By JOHN O'CONNELL
BOISE, Idaho -- The Idaho State Department of Agriculture has decided potato processing waste used as animal feed should remain exempt from state regulations imposed on other feed sources.
The state Legislature, which had always exempted potato processors from feed regulation, decided during the last session to let ISDA make its own rules for exemptions. ISDA published a pending rule in September that would have removed the exemption on potato waste.
"As we went through the rule making, we thought we were hearing a desire by some in the feed industry to register those (potato processing waste) products," said Lloyd Knight, ISDA's administrator of the Division of Plant Industries.
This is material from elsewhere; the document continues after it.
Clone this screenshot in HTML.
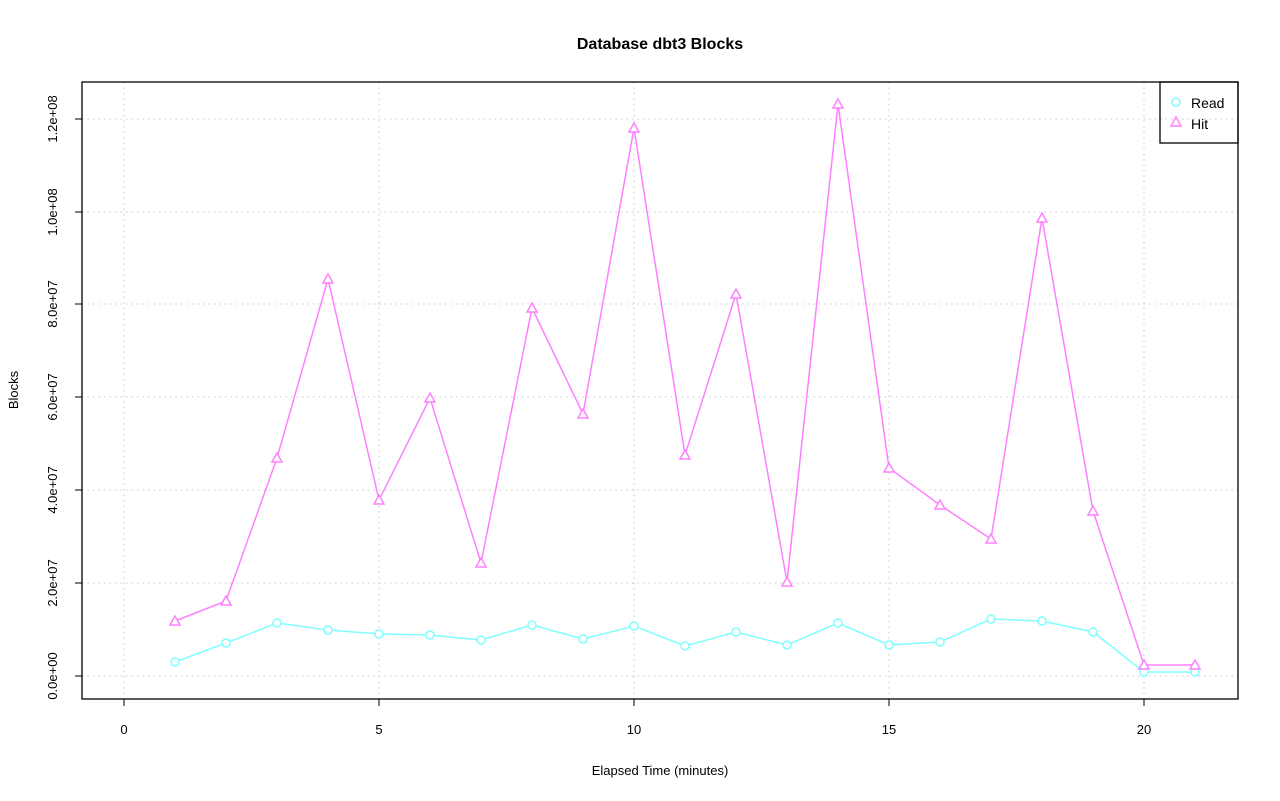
<!DOCTYPE html>
<html><head><meta charset="utf-8"><style>body{margin:0;background:#fff}svg{display:block}</style></head><body>
<svg width="1280" height="801" xmlns="http://www.w3.org/2000/svg" font-family="Liberation Sans, sans-serif">
<rect width="1280" height="801" fill="#fff"/>
<text x="660" y="49" text-anchor="middle" font-size="16" font-weight="bold">Database dbt3 Blocks</text>
<g stroke="#c8c8c8" stroke-dasharray="1.5,4" stroke-width="1">
<line x1="124" y1="82" x2="124" y2="699"/><line x1="379" y1="82" x2="379" y2="699"/><line x1="634" y1="82" x2="634" y2="699"/><line x1="889" y1="82" x2="889" y2="699"/><line x1="1144" y1="82" x2="1144" y2="699"/>
<line x1="82" y1="676" x2="1238" y2="676"/><line x1="82" y1="583" x2="1238" y2="583"/><line x1="82" y1="490" x2="1238" y2="490"/><line x1="82" y1="397" x2="1238" y2="397"/><line x1="82" y1="304" x2="1238" y2="304"/><line x1="82" y1="212" x2="1238" y2="212"/><line x1="82" y1="119" x2="1238" y2="119"/>
</g>
<rect x="82" y="82" width="1156" height="617" fill="none" stroke="#000" stroke-width="1.3"/>
<g stroke="#000"><line x1="124" y1="699" x2="124" y2="706"/><line x1="379" y1="699" x2="379" y2="706"/><line x1="634" y1="699" x2="634" y2="706"/><line x1="889" y1="699" x2="889" y2="706"/><line x1="1144" y1="699" x2="1144" y2="706"/>
<line x1="75" y1="676" x2="82" y2="676"/><line x1="75" y1="583" x2="82" y2="583"/><line x1="75" y1="490" x2="82" y2="490"/><line x1="75" y1="397" x2="82" y2="397"/><line x1="75" y1="304" x2="82" y2="304"/><line x1="75" y1="212" x2="82" y2="212"/><line x1="75" y1="119" x2="82" y2="119"/></g>
<g font-size="13" text-anchor="middle"><text x="124" y="734">0</text><text x="379" y="734">5</text><text x="634" y="734">10</text><text x="889" y="734">15</text><text x="1144" y="734">20</text>
<text x="660" y="775">Elapsed Time (minutes)</text>
<text transform="translate(57,676) rotate(-90)">0.0e+00</text><text transform="translate(57,583) rotate(-90)">2.0e+07</text><text transform="translate(57,490) rotate(-90)">4.0e+07</text><text transform="translate(57,397) rotate(-90)">6.0e+07</text><text transform="translate(57,304) rotate(-90)">8.0e+07</text><text transform="translate(57,212) rotate(-90)">1.0e+08</text><text transform="translate(57,119) rotate(-90)">1.2e+08</text>
<text transform="translate(18,390) rotate(-90)">Blocks</text></g>
<polyline fill="none" stroke="#80ffff" stroke-width="1.5" points="175,662 226,643 277,623 328,630 379,634 430,635 481,640 532,625 583,639 634,626 685,646 736,632 787,645 838,623 889,645 940,642 991,619 1042,621 1093,632 1144,672 1195,672"/>
<polyline fill="none" stroke="#ff80ff" stroke-width="1.5" points="175,621 226,601 277,458 328,279 379,500 430,398 481,563 532,308 583,414 634,128 685,455 736,294 787,582 838,104 889,468 940,505 991,539 1042,218 1093,511 1144,665 1195,665"/>
<g fill="#fff" stroke="#80ffff" stroke-width="1.5">
<circle cx="175" cy="662" r="4"/><circle cx="226" cy="643" r="4"/><circle cx="277" cy="623" r="4"/><circle cx="328" cy="630" r="4"/><circle cx="379" cy="634" r="4"/><circle cx="430" cy="635" r="4"/><circle cx="481" cy="640" r="4"/><circle cx="532" cy="625" r="4"/><circle cx="583" cy="639" r="4"/><circle cx="634" cy="626" r="4"/><circle cx="685" cy="646" r="4"/><circle cx="736" cy="632" r="4"/><circle cx="787" cy="645" r="4"/><circle cx="838" cy="623" r="4"/><circle cx="889" cy="645" r="4"/><circle cx="940" cy="642" r="4"/><circle cx="991" cy="619" r="4"/><circle cx="1042" cy="621" r="4"/><circle cx="1093" cy="632" r="4"/><circle cx="1144" cy="672" r="4"/><circle cx="1195" cy="672" r="4"/>
<circle cx="1176" cy="102" r="4"/></g>
<g fill="#fff" stroke="#ff80ff" stroke-width="1.5">
<path d="M175,616l-5,9h10z"/><path d="M226,596l-5,9h10z"/><path d="M277,453l-5,9h10z"/><path d="M328,274l-5,9h10z"/><path d="M379,495l-5,9h10z"/><path d="M430,393l-5,9h10z"/><path d="M481,558l-5,9h10z"/><path d="M532,303l-5,9h10z"/><path d="M583,409l-5,9h10z"/><path d="M634,123l-5,9h10z"/><path d="M685,450l-5,9h10z"/><path d="M736,289l-5,9h10z"/><path d="M787,577l-5,9h10z"/><path d="M838,99l-5,9h10z"/><path d="M889,463l-5,9h10z"/><path d="M940,500l-5,9h10z"/><path d="M991,534l-5,9h10z"/><path d="M1042,213l-5,9h10z"/><path d="M1093,506l-5,9h10z"/><path d="M1144,660l-5,9h10z"/><path d="M1195,660l-5,9h10z"/>
<path d="M1176,117l-5,9h10z"/></g>
<rect x="1160" y="82" width="78" height="61" fill="none" stroke="#000" stroke-width="1.3"/>
<text x="1191" y="108" font-size="14">Read</text><text x="1191" y="129" font-size="14">Hit</text>
</svg>
</body></html>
But later this month, Knight said, ISDA will publish a revised rule that restores the exemption, based on concerns voiced during a November public hearing by industry officials representing J.R. Simplot Co., McCain Foods, Idahoan Foods, the Northwest Food Processors Association and the Idaho Association of Commerce and Industry. The new rule, which Knight expects the Legislature to approve early in the coming session, will also add corn waste produced at the Pacific Ethanol plant in Burley to the feed exemption.
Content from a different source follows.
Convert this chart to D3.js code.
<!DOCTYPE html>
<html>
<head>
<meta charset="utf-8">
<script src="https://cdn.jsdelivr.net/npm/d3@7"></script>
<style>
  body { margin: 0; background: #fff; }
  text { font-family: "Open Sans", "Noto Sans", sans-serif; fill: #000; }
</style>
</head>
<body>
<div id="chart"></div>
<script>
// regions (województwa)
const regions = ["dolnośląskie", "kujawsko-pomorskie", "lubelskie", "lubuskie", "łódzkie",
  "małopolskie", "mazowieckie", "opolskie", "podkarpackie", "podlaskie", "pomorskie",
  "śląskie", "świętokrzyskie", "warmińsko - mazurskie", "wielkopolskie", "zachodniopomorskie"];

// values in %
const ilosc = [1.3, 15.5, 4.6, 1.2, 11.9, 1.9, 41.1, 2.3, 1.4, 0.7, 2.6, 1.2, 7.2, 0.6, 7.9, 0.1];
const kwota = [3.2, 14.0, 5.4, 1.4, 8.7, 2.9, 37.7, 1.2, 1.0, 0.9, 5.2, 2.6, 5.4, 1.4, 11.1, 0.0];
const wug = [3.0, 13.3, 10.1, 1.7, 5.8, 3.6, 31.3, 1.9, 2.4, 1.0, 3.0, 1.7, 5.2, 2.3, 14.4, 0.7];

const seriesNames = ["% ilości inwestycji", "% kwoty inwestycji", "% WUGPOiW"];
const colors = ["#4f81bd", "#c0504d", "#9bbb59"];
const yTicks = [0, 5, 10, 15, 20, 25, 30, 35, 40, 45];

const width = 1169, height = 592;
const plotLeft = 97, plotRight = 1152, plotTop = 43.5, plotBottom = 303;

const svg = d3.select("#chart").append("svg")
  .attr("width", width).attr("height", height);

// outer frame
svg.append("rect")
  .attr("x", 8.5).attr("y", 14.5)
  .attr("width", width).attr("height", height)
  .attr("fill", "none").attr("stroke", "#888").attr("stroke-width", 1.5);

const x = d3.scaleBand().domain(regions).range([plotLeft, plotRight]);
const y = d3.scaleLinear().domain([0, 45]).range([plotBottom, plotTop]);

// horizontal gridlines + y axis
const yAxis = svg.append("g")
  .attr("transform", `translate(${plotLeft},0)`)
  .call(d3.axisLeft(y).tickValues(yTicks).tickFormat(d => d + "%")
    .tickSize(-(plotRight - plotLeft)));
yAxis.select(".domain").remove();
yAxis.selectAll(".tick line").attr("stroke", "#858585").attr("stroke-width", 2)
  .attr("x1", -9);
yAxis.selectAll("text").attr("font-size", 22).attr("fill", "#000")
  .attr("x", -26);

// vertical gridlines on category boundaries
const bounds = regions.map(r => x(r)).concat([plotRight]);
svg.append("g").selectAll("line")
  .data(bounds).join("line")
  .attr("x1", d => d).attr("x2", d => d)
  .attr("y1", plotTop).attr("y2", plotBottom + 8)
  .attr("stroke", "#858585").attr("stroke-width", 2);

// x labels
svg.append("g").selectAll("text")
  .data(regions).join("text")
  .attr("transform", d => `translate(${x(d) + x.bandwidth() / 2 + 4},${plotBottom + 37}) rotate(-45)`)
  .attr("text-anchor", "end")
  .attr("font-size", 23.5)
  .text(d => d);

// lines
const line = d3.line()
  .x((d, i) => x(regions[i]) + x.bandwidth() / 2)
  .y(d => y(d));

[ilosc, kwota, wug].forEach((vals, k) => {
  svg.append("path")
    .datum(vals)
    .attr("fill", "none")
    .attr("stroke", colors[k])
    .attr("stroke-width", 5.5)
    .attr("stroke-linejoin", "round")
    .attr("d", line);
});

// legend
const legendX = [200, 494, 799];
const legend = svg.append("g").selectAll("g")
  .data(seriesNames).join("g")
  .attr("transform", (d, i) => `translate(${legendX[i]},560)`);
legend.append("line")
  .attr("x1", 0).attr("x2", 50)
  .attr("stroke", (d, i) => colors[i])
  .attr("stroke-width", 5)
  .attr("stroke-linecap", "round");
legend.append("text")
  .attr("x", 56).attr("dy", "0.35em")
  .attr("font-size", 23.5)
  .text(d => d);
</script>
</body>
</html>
"It's definitely not an area of the business where we make any money. If we didn't give (waste) to livestock operators, we'd have to figure out a way to landfill it," said McCain spokeswoman Dierdre Dickerson.
The regulations will also be updated. ISDA has charged some feed producers a $5 registration fee per product, plus additional fees for tonnage, and others a $25 registration fee with no extra tonnage fees. The rule to be presented to the Legislature establishes a $40 registration fee with no extra tonnage fees.
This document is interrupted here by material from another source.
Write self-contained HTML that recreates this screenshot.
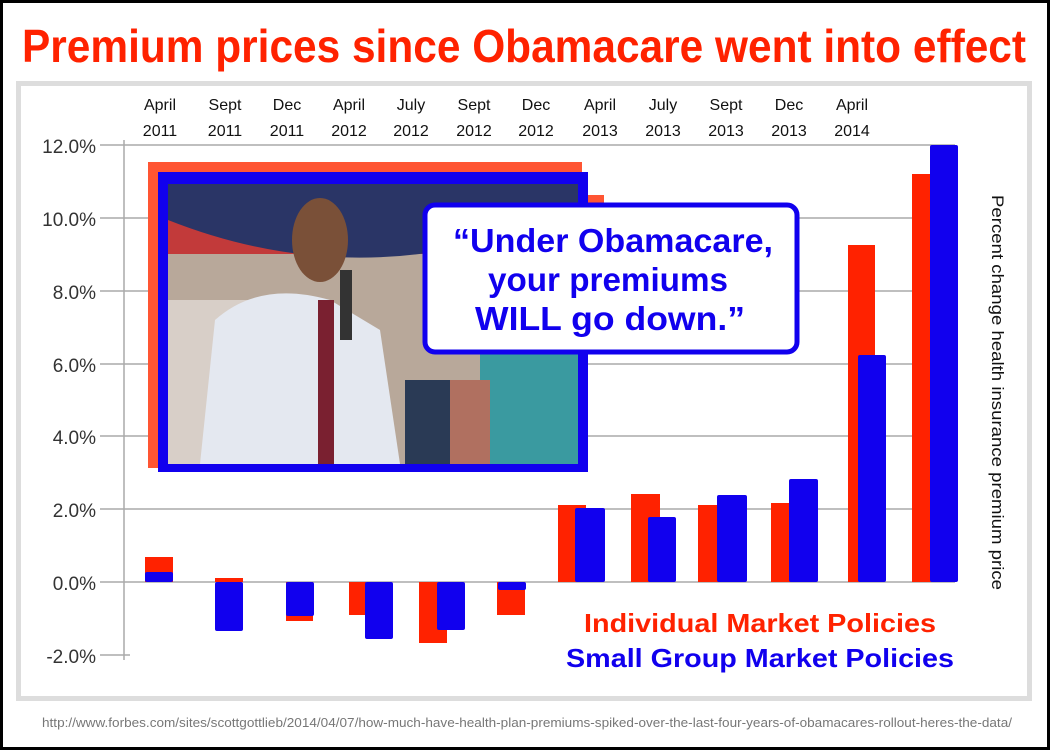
<!DOCTYPE html>
<html><head><style>
html,body{margin:0;padding:0;background:#000;}
svg{display:block;}
</style></head><body>
<svg width="1050" height="750" viewBox="0 0 1050 750" xmlns="http://www.w3.org/2000/svg" font-family="Liberation Sans, sans-serif">
<rect x="3" y="3" width="1044" height="744" fill="#fff"/>
<text x="524" y="62" text-anchor="middle" font-size="46" font-weight="bold" fill="#ff2200" textLength="1004" lengthAdjust="spacingAndGlyphs">Premium prices since Obamacare went into effect</text>
<rect x="18.5" y="83.5" width="1011" height="615" fill="#fff" stroke="#ddd" stroke-width="5"/>
<g stroke="#aaa" stroke-width="1.5">
<line x1="100" y1="145" x2="955" y2="145"/>
<line x1="100" y1="218" x2="955" y2="218"/>
<line x1="100" y1="291" x2="955" y2="291"/>
<line x1="100" y1="364" x2="955" y2="364"/>
<line x1="100" y1="436" x2="955" y2="436"/>
<line x1="100" y1="509" x2="955" y2="509"/>
<line x1="100" y1="582" x2="955" y2="582"/>
<line x1="100" y1="655" x2="130" y2="655"/>
<line x1="124" y1="140" x2="124" y2="660"/>
</g>
<g font-size="19" fill="#333" text-anchor="end">
<text x="96" y="153">12.0%</text><text x="96" y="226">10.0%</text><text x="96" y="299">8.0%</text>
<text x="96" y="372">6.0%</text><text x="96" y="444">4.0%</text><text x="96" y="517">2.0%</text>
<text x="96" y="590">0.0%</text><text x="96" y="663">-2.0%</text>
</g>
<g font-size="16" fill="#111" text-anchor="middle">
<text x="160" y="110">April</text><text x="160" y="136">2011</text>
<text x="225" y="110">Sept</text><text x="225" y="136">2011</text>
<text x="287" y="110">Dec</text><text x="287" y="136">2011</text>
<text x="349" y="110">April</text><text x="349" y="136">2012</text>
<text x="411" y="110">July</text><text x="411" y="136">2012</text>
<text x="474" y="110">Sept</text><text x="474" y="136">2012</text>
<text x="536" y="110">Dec</text><text x="536" y="136">2012</text>
<text x="600" y="110">April</text><text x="600" y="136">2013</text>
<text x="663" y="110">July</text><text x="663" y="136">2013</text>
<text x="726" y="110">Sept</text><text x="726" y="136">2013</text>
<text x="789" y="110">Dec</text><text x="789" y="136">2013</text>
<text x="852" y="110">April</text><text x="852" y="136">2014</text>
</g>
<g fill="#ff2200">
<rect x="145" y="557" width="28" height="25"/>
<rect x="215" y="578" width="28" height="4"/>
<rect x="286" y="582" width="27" height="39"/>
<rect x="349" y="582" width="17" height="33"/>
<rect x="419" y="582" width="28" height="61"/>
<rect x="497" y="582" width="28" height="33"/>
<rect x="558" y="505" width="28" height="77"/>
<rect x="631" y="494" width="29" height="88"/>
<rect x="698" y="505" width="28" height="77"/>
<rect x="771" y="503" width="27" height="79"/>
<rect x="848" y="245" width="27" height="337"/>
<rect x="912" y="174" width="24" height="408"/>
</g>
<g fill="#1100ee">
<rect x="145" y="572" width="28" height="10" rx="2"/>
<rect x="215" y="582" width="28" height="49" rx="2"/>
<rect x="286" y="582" width="28" height="34" rx="2"/>
<rect x="365" y="582" width="28" height="57" rx="2"/>
<rect x="437" y="582" width="28" height="48" rx="2"/>
<rect x="498" y="582" width="28" height="8" rx="2"/>
<rect x="575" y="508" width="30" height="74" rx="2"/>
<rect x="648" y="517" width="28" height="65" rx="2"/>
<rect x="717" y="495" width="30" height="87" rx="2"/>
<rect x="789" y="479" width="29" height="103" rx="2"/>
<rect x="858" y="355" width="28" height="227" rx="2"/>
<rect x="930" y="145" width="28" height="437" rx="2"/>
</g>
<text transform="translate(992,195) rotate(90)" font-size="17" fill="#111" textLength="395" lengthAdjust="spacingAndGlyphs">Percent change health insurance premium price</text>
<rect x="148" y="162" width="434" height="306" fill="#ff5533"/>
<rect x="582" y="195" width="22" height="40" fill="#ff5533"/>
<rect x="158" y="172" width="430" height="300" fill="#1100ee"/>
<rect x="168" y="184" width="410" height="280" fill="#b8a89a"/>
<rect x="168" y="184" width="410" height="70" fill="#c23a3a"/>
<path d="M168 184 L578 184 L578 210 Q370 300 168 220 Z" fill="#2a3566"/>
<rect x="168" y="300" width="80" height="164" fill="#d8cfc8"/>
<rect x="480" y="350" width="98" height="114" fill="#3a9aa0"/>
<rect x="430" y="380" width="60" height="84" fill="#b07060"/>
<path d="M200 464 L215 320 Q260 280 330 300 L380 330 L400 464 Z" fill="#e4e8f0"/>
<rect x="318" y="300" width="16" height="164" fill="#7a2030"/>
<ellipse cx="320" cy="240" rx="28" ry="42" fill="#7a5038"/>
<rect x="340" y="270" width="12" height="70" fill="#333"/>
<rect x="405" y="380" width="45" height="84" fill="#2a3a55"/>
<rect x="425" y="205" width="372" height="147" rx="10" fill="#fff" stroke="#1100ee" stroke-width="5"/>
<g font-size="33" font-weight="bold" fill="#1100ee" text-anchor="middle">
<text x="613" y="252" textLength="320" lengthAdjust="spacingAndGlyphs">“Under Obamacare,</text>
<text x="608" y="291" textLength="240" lengthAdjust="spacingAndGlyphs">your premiums</text>
<text x="610" y="330" textLength="270" lengthAdjust="spacingAndGlyphs">WILL go down.”</text>
</g>
<text x="760" y="632" text-anchor="middle" font-size="26" font-weight="bold" fill="#ff2200" textLength="352" lengthAdjust="spacingAndGlyphs">Individual Market Policies</text>
<text x="760" y="667" text-anchor="middle" font-size="26" font-weight="bold" fill="#1100ee" textLength="388" lengthAdjust="spacingAndGlyphs">Small Group Market Policies</text>
<text x="527" y="727" text-anchor="middle" font-size="13" fill="#777" textLength="970" lengthAdjust="spacingAndGlyphs">http://www.forbes.com/sites/scottgottlieb/2014/04/07/how-much-have-health-plan-premiums-spiked-over-the-last-four-years-of-obamacares-rollout-heres-the-data/</text>
</svg>
</body></html>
ISDA rules would allow all of the waste produced at a single processing plant during a season to be considered one product. Knight explained the new system will be more efficient, as both ISDA and some companies had full-time workers devoted to "chasing tonnage reports."
Aside from fees, ISDA requires regulated feed to be labeled with nutritional content and conducts random tests to ensure those specifications are met and feed is free of contaminants.
"It's just not possible for us to quantify the nutritional value of potato waste," Dickerson said. "We're not in the business of making commercial animal feed. We don't want to have to be regulated by those kinds of standards because it doesn't apply to what we're doing."
Knight said forthcoming feed requirements outlined by the Food Safety Modernization Act should give the state a better idea of the direction in which federal policy is headed.
During the November public hearing, David Fairfield, vice president for the National Grain and Feed Association in Washington, D.C., said his organization offered a warning to ISDA about granting exemptions.
"We're not against the potato processors getting an exemption," Fairfield said. "Our statement to the department was when considering exemptions as a whole, we ask them to consider what potential lost revenue could be to the program and how that could affect overall funding."
ISDA could not estimate how much revenue the state may lose due to the exemption, or the volume of waste processors move.